Satu pihak berpusat di Roma dan Bizantium yang mengakui bahwa Al-Masih memiliki dua sifat: Tuhan dan manusia. Aliran ini dipimpin oleh Baba Laon (440-461 Masehi). Sedangkan yang lain berpusat di Alexandria dan Antakia di bawah kepemimpinan Bapa Disqures I (444-454 Masehi) yang berpegang pada prinsip sifat tunggal bagi Al-Masih.

Aliran pertama, yang setuju bahwa Al-Masih punya sifat Tuhan sekaligus manusia, kemudian dikenal dengan nama Kristen Katolik. Sedangkan yang tidak setuju masuk dalam kelompok Ortodoks. Dari segi bahasa, ortodoks berarti "menganut ajaran agama yang dianggap benar, yang asli". Karena itu, penganut Ortodoks mencoba untuk hidup secara lurus, sesuai dengan tuntutan awal dari kelahiran agamanya.
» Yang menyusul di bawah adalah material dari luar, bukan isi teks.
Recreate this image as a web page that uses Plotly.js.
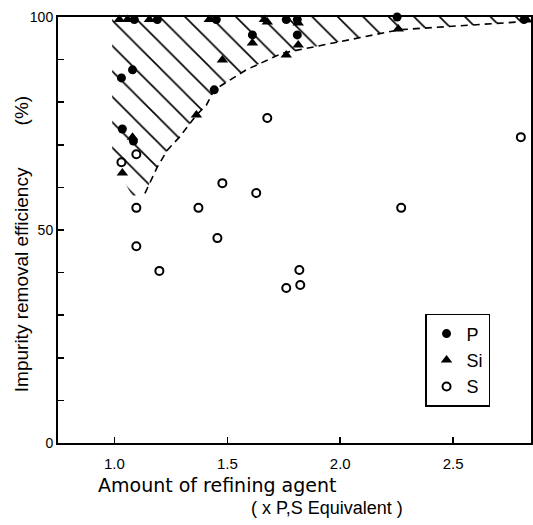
<!DOCTYPE html>
<html>
<head>
<meta charset="utf-8">
<script src="https://cdn.plot.ly/plotly-3.0.1.min.js"></script>
<style>html,body{margin:0;padding:0;background:#fff;}#chart{width:533px;height:525px;}</style>
</head>
<body>
<div id="chart"></div>
<script>
// Phosphorus (filled circles)
const pX = [1.031, 1.080, 1.035, 1.084, 1.442, 1.611, 1.810, 1.088, 1.190, 1.451, 1.761, 1.810, 2.252, 2.814];
const pY = [85.7, 87.6, 73.7, 70.9, 82.9, 95.8, 95.8, 99.4, 99.4, 99.4, 99.4, 99.4, 100.0, 99.4];
// Silicon (filled triangles)
const siX = [1.022, 1.058, 1.155, 1.420, 1.664, 1.677, 1.814, 1.611, 1.814, 1.761, 1.478, 1.363, 1.080, 1.035, 2.257, 2.827];
const siY = [99.4, 99.4, 99.4, 99.4, 99.4, 98.8, 98.6, 93.9, 93.4, 91.1, 89.9, 77.0, 71.8, 63.4, 97.2, 99.3];
// Sulphur (open circles)
const sX = [1.677, 1.097, 1.031, 1.478, 1.628, 1.097, 1.372, 1.456, 1.097, 1.199, 1.819, 1.761, 1.823, 2.270, 2.800];
const sY = [76.3, 67.8, 65.9, 61.0, 58.7, 55.2, 55.2, 48.1, 46.2, 40.4, 40.6, 36.4, 37.1, 55.2, 71.8];
// Lower boundary (dashed) of the hatched band
const bandX = [1.135, 1.146, 1.190, 1.235, 1.288, 1.363, 1.407, 1.442, 1.584, 1.743, 1.819, 2.261, 2.779, 2.845];
const bandY = [58.6, 59.9, 64.8, 68.8, 71.8, 77.0, 79.3, 82.9, 87.6, 91.5, 92.3, 97.0, 98.8, 99.1];
// Left edge of the hatched band
const edgeX = [0.99, 0.99, 1.08];
const edgeY = [100, 66, 58];

const xTicks = [1.0, 1.5, 2.0, 2.5];
const xTickText = ['1.0', '1.5', '2.0', '2.5'];
const yTicks = [0, 10, 20, 30, 40, 50, 60, 70, 80, 90, 100];
const yTickText = ['0', '', '', '', '', '50', '', '', '', '', '100'];

const polyX = edgeX.concat(bandX, [2.845, 0.99]);
const polyY = edgeY.concat(bandY, [100, 100]);

const FONT = 'Liberation Sans, Arial, sans-serif';
const WIDE = 'DejaVu Sans, Verdana, sans-serif';

const traces = [
  {x: polyX, y: polyY, mode: 'lines', fill: 'toself', line: {width: 0, color: 'rgba(0,0,0,0)'},
   fillcolor: 'rgba(0,0,0,0)',
   fillpattern: {shape: '\\', fgcolor: '#000', bgcolor: 'rgba(255,255,255,0)', size: 18, solidity: 0.09},
   showlegend: false, hoverinfo: 'skip'},
  {x: bandX, y: bandY, mode: 'lines', line: {color: '#000', width: 1.6, dash: '7px,5px'}, showlegend: false, hoverinfo: 'skip'},
  {x: pX, y: pY, mode: 'markers', name: 'P', marker: {symbol: 'circle', size: 9, color: '#000'}, cliponaxis: false},
  {x: siX, y: siY, mode: 'markers', name: 'Si', marker: {symbol: 'triangle-up', size: 10, color: '#000'}, cliponaxis: false},
  {x: sX, y: sY, mode: 'markers', name: 'S', marker: {symbol: 'circle-open', size: 8, color: '#000', line: {width: 2, color: '#000'}}, cliponaxis: false}
];

const layout = {
  width: 533, height: 525,
  margin: {l: 58, r: 2, t: 17, b: 82},
  paper_bgcolor: '#fff', plot_bgcolor: '#fff',
  font: {family: FONT, color: '#000', size: 15},
  showlegend: true,
  legend: {x: 0.776, xanchor: 'left', y: 0.303, yanchor: 'top', bordercolor: '#000', borderwidth: 1.5,
           bgcolor: '#fff', font: {family: FONT, size: 18, color: '#000'}, tracegroupgap: 0},
  xaxis: {range: [0.75, 2.845], tickvals: xTicks, ticktext: xTickText, ticks: 'inside', ticklen: 6, tickwidth: 1.5,
          tickcolor: '#000', showline: true, linecolor: '#000', linewidth: 2, mirror: true, showgrid: false,
          zeroline: false, ticklabelstandoff: 6, tickfont: {family: FONT, size: 15}},
  yaxis: {range: [0, 100], tickvals: yTicks, ticktext: yTickText, ticks: 'inside', ticklen: 6, tickwidth: 1.5,
          tickcolor: '#000', showline: true, linecolor: '#000', linewidth: 2, mirror: true, showgrid: false,
          zeroline: false, ticklabelstandoff: 0, tickfont: {family: FONT, size: 14}},
  annotations: [
    {text: 'Amount of refining agent', xref: 'paper', yref: 'paper', x: 0.336, y: -0.099, xanchor: 'center', yanchor: 'middle',
     showarrow: false, font: {family: WIDE, size: 19}},
    {text: '( x P,S Equivalent )', xref: 'paper', yref: 'paper', x: 0.569, y: -0.152, xanchor: 'center', yanchor: 'middle',
     showarrow: false, font: {family: FONT, size: 18}},
    {text: 'Impurity removal efficiency\u00a0\u00a0\u00a0\u00a0\u00a0\u00a0\u00a0\u00a0(%)', xref: 'paper', yref: 'paper', x: -0.078, y: 0.467, xanchor: 'center', yanchor: 'middle',
     textangle: -90, showarrow: false, font: {family: FONT, size: 19}}
  ]
};

Plotly.newPlot('chart', traces, layout, {staticPlot: true, displayModeBar: false});
</script>
</body>
</html>
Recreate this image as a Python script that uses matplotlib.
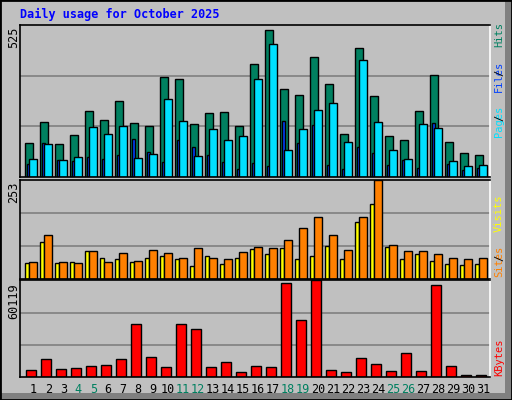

Penganut Ortodoks itu sendiri dari beberapa toifah. Toifah adalah komunitas berdasarkan kesamaan kultus, tradisi, bahasa, dan bangsa. Ada toifah Koptik, Syrian, Armenian, dan Habasyah. Sedangkan "akidahnya" sama.

Menurut Abuna Robula Iskanda Soma, pemimpin Syirian Ortodoks di Mesir dan sekaligus pengasuh Kaniset Al-Adzro Maryam, "Antara Koptik dan Syrian adalah saudara kandung. Kami memiliki akidah yang sama, meski cara hidup kami berbeda," katanya. "Saya sendiri sekarang mendalami teologi kepada seorang guru Koptik biarpun saya Syrian."

Ortodoks Syria mengklaim punya bukti sejarah bahwa Injil yang pertama berbahasa Syria, dan Al-Masih berbicara dengan bahasa Syria. Injil diterjemahkan ke dalam bahasa Arab tahun 643 Masehi. Waktu itu jabatan Gubernur Syria dipegang Umar bin Abi Waqos yang beragama Islam. Sampai saat ini, Injil yang digunakan penganut paham Ortodoks Syria, Irak, Lebanon, dan Mesir, adalah Injil berbahasa Arab. Antara bahasa Syria dan bahasa Arab memang banyak persamaannya.

Para penganut Ortodoks Syria melaksanakan ibadah tujuh kali per hari. Tapi, bila ada kesibukan, salatnya boleh dilakukan dua kali per hari: waktu fajar dan ketika matahari terbenam. Kalau yang ini masih juga tak mampu, bisa dilakukan satu kali dalam seminggu, yakni pada hari Minggu.

Mereka juga mengenal puasa. Yaitu menghindari semua makanan yang mengandung unsur hewani. Minyak dan susu, misalnya, termasuk pantangan untuk diminum. Puasa bisa dilaksanakan pada setiap hari Rabu dan Jumat, kecuali antara hari kebangkitan Al-Masih hingga hari Pantekosta. Di dua hari besar itu ada larangan untuk menjalankan ibadah puasa.

Suami-istri juga tak boleh sembarangan melakukan talak, kecuali salah satu di antara suami-istri itu melakukan sesuatu yang dilarang agama. Zina misalnya. Si suami tak berhak menceraikan istri. Hanya gereja yang berhak memutuskan cerai pasangan suami-istri. Itulah sebabnya Gereja Ortodoks tak mengakui cerai yang dikeluarkan catatan sipil. Poligami juga dilarang.

Pada awalnya, perempuan penganut Ortodoks Syria diwajibkan memakai jilbab hitam. Tapi karena perkembangan zaman, tak sedikit dari mereka yang melepaskannya. Meskipun demikian, bila ke gereja, mereka tetap diwajibkan menggunakan jilbab berwarna hitam.

Gereja, menurut paham ini, adalah suci. Siapa pun yang masuk ke rumah Tuhan harus dengan hati yang bersih. Juga fisik. Karena itu, sepatu tak boleh dipakai di dalam gereja. Lalu, pria dewasa, meski tak diwajibkan, dianjurkan untuk khitan. Para pendetanya juga memanjangkan jenggot. Ini mengingatkan pada para pendeta di masa awal berkembangnya ajaran Kristen.